• [Do this]: Reproduce the listing below exactly, minus its pictures.

• [Given information]:
++++++
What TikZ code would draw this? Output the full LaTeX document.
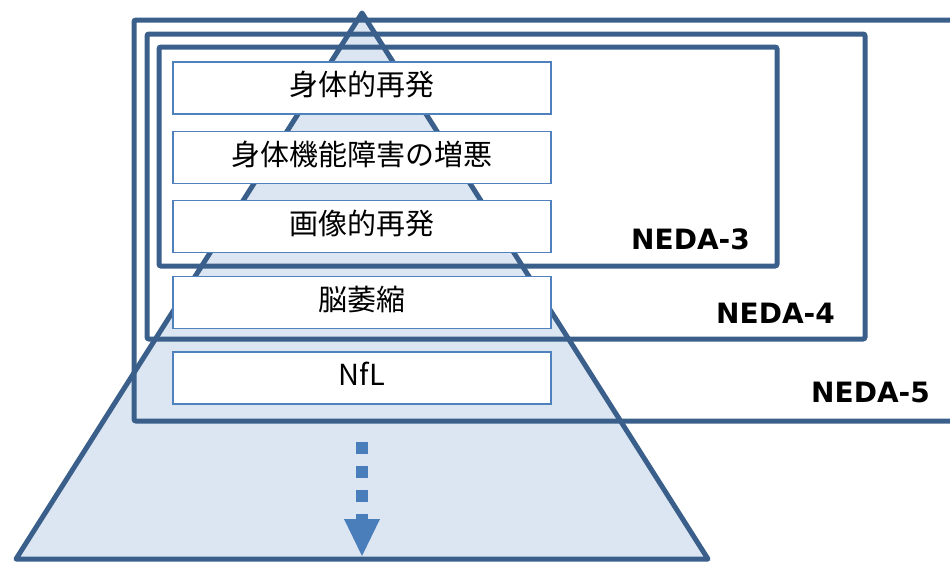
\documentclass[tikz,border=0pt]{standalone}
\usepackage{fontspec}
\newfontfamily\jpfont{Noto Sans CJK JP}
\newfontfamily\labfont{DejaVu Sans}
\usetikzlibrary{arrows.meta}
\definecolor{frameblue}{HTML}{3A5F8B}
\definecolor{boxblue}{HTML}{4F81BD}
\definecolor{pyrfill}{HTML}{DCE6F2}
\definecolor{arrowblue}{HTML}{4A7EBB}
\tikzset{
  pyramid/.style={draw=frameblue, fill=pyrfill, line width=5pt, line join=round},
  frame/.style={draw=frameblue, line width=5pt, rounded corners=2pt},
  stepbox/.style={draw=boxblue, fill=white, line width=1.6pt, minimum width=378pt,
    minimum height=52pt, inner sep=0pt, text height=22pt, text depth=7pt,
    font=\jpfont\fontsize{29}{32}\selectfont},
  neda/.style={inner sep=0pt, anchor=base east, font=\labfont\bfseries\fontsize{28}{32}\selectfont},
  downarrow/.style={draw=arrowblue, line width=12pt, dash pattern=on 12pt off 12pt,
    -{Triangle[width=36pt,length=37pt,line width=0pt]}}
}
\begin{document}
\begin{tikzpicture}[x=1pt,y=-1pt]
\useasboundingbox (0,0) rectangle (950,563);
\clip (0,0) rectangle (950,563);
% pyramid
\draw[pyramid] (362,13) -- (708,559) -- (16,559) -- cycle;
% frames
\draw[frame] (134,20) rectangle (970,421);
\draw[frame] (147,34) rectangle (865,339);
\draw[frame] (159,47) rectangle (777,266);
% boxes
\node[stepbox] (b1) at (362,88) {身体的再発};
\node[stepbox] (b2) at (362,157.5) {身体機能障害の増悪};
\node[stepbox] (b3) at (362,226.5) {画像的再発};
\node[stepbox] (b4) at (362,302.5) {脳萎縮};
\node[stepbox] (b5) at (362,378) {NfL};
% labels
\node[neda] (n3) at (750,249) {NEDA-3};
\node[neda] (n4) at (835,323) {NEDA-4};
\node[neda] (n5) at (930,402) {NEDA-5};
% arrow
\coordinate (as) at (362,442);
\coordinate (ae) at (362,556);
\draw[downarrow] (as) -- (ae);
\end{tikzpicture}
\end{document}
++++++
• [Exercise response]:
What TikZ code would draw this? Output the full LaTeX document.
\documentclass[tikz,border=0pt]{standalone}
\usepackage{fontspec}
\newfontfamily\jpfont{Noto Sans CJK JP}
\newfontfamily\labfont{DejaVu Sans}
\usetikzlibrary{arrows.meta}
\definecolor{frameblue}{HTML}{3A5F8B}
\definecolor{boxblue}{HTML}{4F81BD}
\definecolor{pyrfill}{HTML}{DCE6F2}
\definecolor{arrowblue}{HTML}{4A7EBB}
\tikzset{
  pyramid/.style={draw=frameblue, fill=pyrfill, line width=5pt, line join=round},
  frame/.style={draw=frameblue, line width=5pt, rounded corners=2pt},
  stepbox/.style={draw=boxblue, fill=white, line width=1.6pt, minimum width=378pt,
    minimum height=52pt, inner sep=0pt, text height=22pt, text depth=7pt,
    font=\jpfont\fontsize{29}{32}\selectfont},
  neda/.style={inner sep=0pt, anchor=base east, font=\labfont\bfseries\fontsize{28}{32}\selectfont},
  downarrow/.style={draw=arrowblue, line width=12pt, dash pattern=on 12pt off 12pt,
    -{Triangle[width=36pt,length=37pt,line width=0pt]}}
}
\begin{document}
\begin{tikzpicture}[x=1pt,y=-1pt]
\useasboundingbox (0,0) rectangle (950,563);
\clip (0,0) rectangle (950,563);
% pyramid
\draw[pyramid] (362,13) -- (708,559) -- (16,559) -- cycle;
% frames
\draw[frame] (134,20) rectangle (970,421);
\draw[frame] (147,34) rectangle (865,339);
\draw[frame] (159,47) rectangle (777,266);
% boxes
\node[stepbox] (b1) at (362,88) {身体的再発};
\node[stepbox] (b2) at (362,157.5) {身体機能障害の増悪};
\node[stepbox] (b3) at (362,226.5) {画像的再発};
\node[stepbox] (b4) at (362,302.5) {脳萎縮};
\node[stepbox] (b5) at (362,378) {NfL};
% labels
\node[neda] (n3) at (750,249) {NEDA-3};
\node[neda] (n4) at (835,323) {NEDA-4};
\node[neda] (n5) at (930,402) {NEDA-5};
% arrow
\coordinate (as) at (362,442);
\coordinate (ae) at (362,556);
\draw[downarrow] (as) -- (ae);
\end{tikzpicture}
\end{document}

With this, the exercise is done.